Motivation to Combine: A POSITA familiar with the two-step approach (Combination 1) and the broader field of machine learning as exemplified by PoseNet would recognize the potential benefits of an end-to-end model. The motivation would be to create a simpler, potentially more robust system by training a network to learn the features most relevant to the final task (parameter estimation) rather than an intermediate one (horizon detection). The patent's own disclosure of this embodiment (FIG. 3B) as an alternative to the horizon-based method (FIG. 3A) illustrates that this is a recognized design trade-off. It would have been obvious to a POSITA to try framing the problem of finding camera height and pitch as a direct regression task for a CNN, with a reasonable expectation of success based on prior work like PoseNet.

Combination 3: Network-Assisted, Human-in-the-Loop Initialization (Embodiment 3)

This embodiment appears to be an obvious application of standard quality control and data annotation practices to the problem of camera initialization.

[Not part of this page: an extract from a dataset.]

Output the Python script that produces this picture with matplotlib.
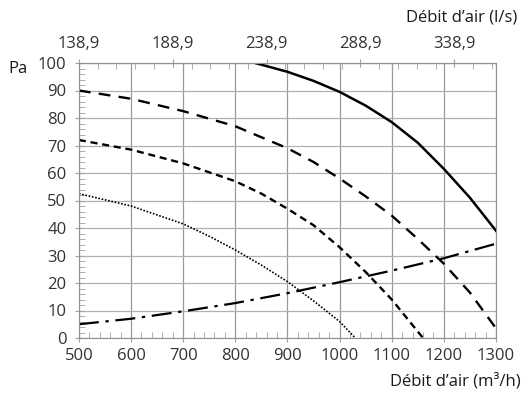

Primary Reference: The automated, on-vehicle, or server-side calibration system described above. This system automatically generates camera parameters but may fail or produce low-confidence results in ambiguous scenes (e.g., poor weather, unclear markings).
Secondary Reference: Any of numerous systems for data annotation and verification, such as those used by services like Amazon Mechanical Turk or described in patents like US 10,540,845 B1 (filed 2017) for "Interactive labeling of training data for machine learning." These systems show a standard workflow: an AI model makes a prediction, and if the confidence is low or for quality control, the result is flagged for human review. The human annotator confirms, rejects, or corrects the AI's output.
Motivation to Combine: The motivation here is simple and compelling: ensuring reliability. A POSITA would know that any automated perception system will have failure modes. For a safety-related application like ADAS, ensuring the initial camera calibration is correct is critical. The most straightforward way to handle low-confidence automated results is to escalate them for human review. Combining the automated calibration system with a standard human-in-the-loop verification workflow is a well-known and predictable method for improving system robustness and creating high-quality ground truth data for retraining the model. The description in FIG. 2 of the '276 patent, where an annotator device confirms or rejects the automatically placed horizon line, is a textbook implementation of this known practice.

Conclusion

The claims of US patent 12136276 appear vulnerable to an obviousness challenge under 35 U.S.C. § 103. The core ideas—using a CNN to find a horizon for geometric calibration, training a CNN to directly regress camera parameters, and using a human-in-the-loop process to verify automated outputs—all represent the application of known techniques and design principles from the fields of computer vision and machine learning to the known problem of vehicle camera calibration. A skilled artisan would have been motivated to combine these prior art teachings to achieve a more robust and automated calibration system with a high likelihood of success.